Ванда улыбнулась Николаю, но глаза еe по-прежнему смотрели на Володьку. Николай тихонько подтолкнул его к девушке, Володька сделал шаг вперeд. Шагнула и Ванда, их руки встретились и сержанту показалась, что промелькнула молния. Пальцы их случайно переплелись на полотенце, которое он так и держал в руках. Ванда улыбнулась, сказала что-то по-польски, Володька ответил по-русски. С трудом понимая одно слово из трeх-четырeх они недопонятое пытались объяснить глазами, движением головы, так как руки так и не смогли разорвать.
Лейтенант Игнатов подошел к Данилову, посмотрел на Банева, покачал головой:
- Кажется, приплыл наш герой, от таких болезней в медсанбате не лечат.
- У меня также в первый раз было, - ответил ему сержант Данилов.
- Пора машины готовить, - лейтенант посмотрел на восток, где над горизонтом начал появляться краешек солнечного диска, - да и позавтракать надо, желательно горячего, а то всухомятку нажеваться ещe днем успеем.
- Я займусь завтраком, - ответил ему сержант, посмотрел на Банева, добавил, - не трогайте их, товарищ лейтенант, пусть ещe поворкуют, он всe равно сейчас ни о чeм другом думать не сможет.
Лейтенант кивнул, пошел к танкам.
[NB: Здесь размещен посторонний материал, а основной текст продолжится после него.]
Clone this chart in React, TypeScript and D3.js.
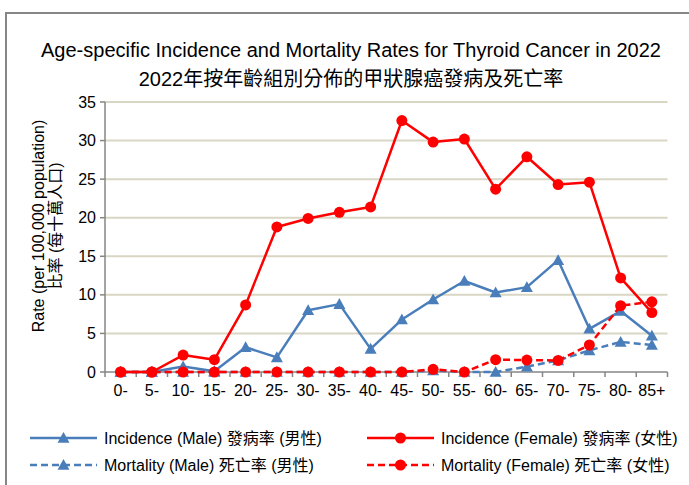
import React from "react";
import * as d3 from "d3";

const categories = ["0-", "5-", "10-", "15-", "20-", "25-", "30-", "35-", "40-", "45-", "50-", "55-", "60-", "65-", "70-", "75-", "80-", "85+"];
const incidenceMale = [0, 0, 0.7, 0.1, 3.2, 1.9, 8.0, 8.8, 3.0, 6.8, 9.4, 11.8, 10.3, 11.0, 14.5, 5.6, 7.9, 4.7];
const incidenceFemale = [0, 0, 2.2, 1.6, 8.7, 18.8, 19.9, 20.7, 21.4, 32.6, 29.8, 30.2, 23.7, 27.9, 24.3, 24.6, 12.2, 7.7];
const mortalityMale = [0, 0, 0, 0, 0, 0, 0, 0, 0, 0, 0.2, 0, 0, 0.7, 1.5, 2.8, 3.9, 3.5];
const mortalityFemale = [0, 0, 0, 0, 0, 0, 0, 0, 0, 0, 0.35, 0, 1.6, 1.55, 1.5, 3.5, 8.6, 9.1];
const yTicks = [0, 5, 10, 15, 20, 25, 30, 35];

const titleEn = "Age-specific Incidence and Mortality Rates for Thyroid Cancer in 2022";
const titleZh = "2022年按年齡組別分佈的甲狀腺癌發病及死亡率";
const yTitleEn = "Rate (per 100,000 population)";
const yTitleZh = "比率 (每十萬人口)";

const BLUE = "#4a7ebb";
const RED = "#ff0000";
const FONT = "'Liberation Sans', Arial, 'Noto Sans CJK TC', sans-serif";

type Series = { name: string; values: number[]; color: string; dashed: boolean; marker: "tri" | "circle" };
const series: Series[] = [
  { name: "Incidence (Male) 發病率 (男性)", values: incidenceMale, color: BLUE, dashed: false, marker: "tri" },
  { name: "Mortality (Male) 死亡率 (男性)", values: mortalityMale, color: BLUE, dashed: true, marker: "tri" },
  { name: "Incidence (Female) 發病率 (女性)", values: incidenceFemale, color: RED, dashed: false, marker: "circle" },
  { name: "Mortality (Female) 死亡率 (女性)", values: mortalityFemale, color: RED, dashed: true, marker: "circle" },
];

function Marker({ kind, x, y, color }: { kind: "tri" | "circle"; x: number; y: number; color: string }) {
  if (kind === "circle") return <circle cx={x} cy={y} r={5.5} fill={color} />;
  const s = 6;
  return <path d={`M${x},${y - s}L${x + s},${y + s * 0.8}L${x - s},${y + s * 0.8}Z`} fill={color} />;
}

export default function App() {
  const W = 689, H = 485;
  const left = 105, right = 667.5, top = 102, bottom = 372;
  const x = d3.scaleBand<string>().domain(categories).range([left, right]);
  const y = d3.scaleLinear().domain([0, 35]).range([bottom, top]);
  const cx = (c: string) => (x(c) as number) + x.bandwidth() / 2;
  const line = d3.line<number>().x((_, i) => cx(categories[i])).y((v) => y(v));
  const bounds = categories.map((c) => x(c) as number).concat([right]);

  const legendItems = [
    { s: series[0], lx: 30, row: 0 },
    { s: series[2], lx: 367, row: 0 },
    { s: series[1], lx: 30, row: 1 },
    { s: series[3], lx: 367, row: 1 },
  ];

  return (
    <div style={{ position: "absolute", left: 0, top: 0 }}>
      <svg width={W} height={H} style={{ display: "block", fontFamily: FONT }}>
        <rect x={0} y={0} width={W} height={H} fill="#fff" />
        <rect x={6} y={13} width={W + 20} height={H + 20} fill="none" stroke="#868686" strokeWidth={2} />
        <text x={351} y={57} textAnchor="middle" fontSize={20} fill="#000">{titleEn}</text>
        <text x={351} y={86} textAnchor="middle" fontSize={20} fill="#000">{titleZh}</text>

        {yTicks.map((t) => (
          <g key={t}>
            {t > 0 && <line x1={left} x2={right} y1={y(t)} y2={y(t)} stroke="#d9d6c3" strokeWidth={2} />}
            <line x1={left - 5} x2={left} y1={y(t)} y2={y(t)} stroke="#868686" strokeWidth={1.5} />
            <text x={96} y={y(t) + 5.5} textAnchor="end" fontSize={16} fill="#000">{t}</text>
          </g>
        ))}
        <line x1={left} x2={left} y1={top} y2={bottom} stroke="#868686" strokeWidth={1.5} />
        <line x1={left} x2={right} y1={bottom} y2={bottom} stroke="#868686" strokeWidth={1.5} />
        {bounds.map((b, i) => (
          <line key={i} x1={b} x2={b} y1={bottom} y2={bottom + 5} stroke="#868686" strokeWidth={1.5} />
        ))}
        {categories.map((c) => (
          <text key={c} x={cx(c)} y={396} textAnchor="middle" fontSize={16} fill="#000">{c}</text>
        ))}

        <g transform="translate(44,226) rotate(-90)">
          <text x={0} y={0} textAnchor="middle" fontSize={16} fill="#000">{yTitleEn}</text>
          <text x={0} y={17} textAnchor="middle" fontSize={16} fill="#000">{yTitleZh}</text>
        </g>

        {series.map((s) => (
          <g key={s.name}>
            <path d={line(s.values) || ""} fill="none" stroke={s.color} strokeWidth={2.5} strokeDasharray={s.dashed ? "7,4" : undefined} strokeLinejoin="round" />
            {s.values.map((v, i) => (
              <Marker key={i} kind={s.marker} x={cx(categories[i])} y={y(v)} color={s.color} />
            ))}
          </g>
        ))}

        {legendItems.map(({ s, lx, row }) => {
          const ly = 438 + row * 27;
          return (
            <g key={s.name}>
              <line x1={lx} x2={lx + 67} y1={ly} y2={ly} stroke={s.color} strokeWidth={2.5} strokeDasharray={s.dashed ? "7,4" : undefined} />
              <Marker kind={s.marker} x={lx + 33.5} y={ly} color={s.color} />
              <text x={lx + 74} y={ly + 5.5} fontSize={16} fill="#000">{s.name}</text>
            </g>
          );
        })}
      </svg>
    </div>
  );
}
Вскоре оттуда стало раздаваться лязганье люков, механики-водители начали проверять двигатели перед запуском. Данилов отправил двоих человек к подъехавшей кухне, старшина свои обязанности знал хорошо. Застучал черпак повара, бойцы разобрали горячую кашу, устроились завтракать. Николай взял Володькину порцию, подошел к нему, тронул за локоть. Володька оторвался от рук Ванды. От дома раздался крик матери, Ванда оглянулась и убежала к дому.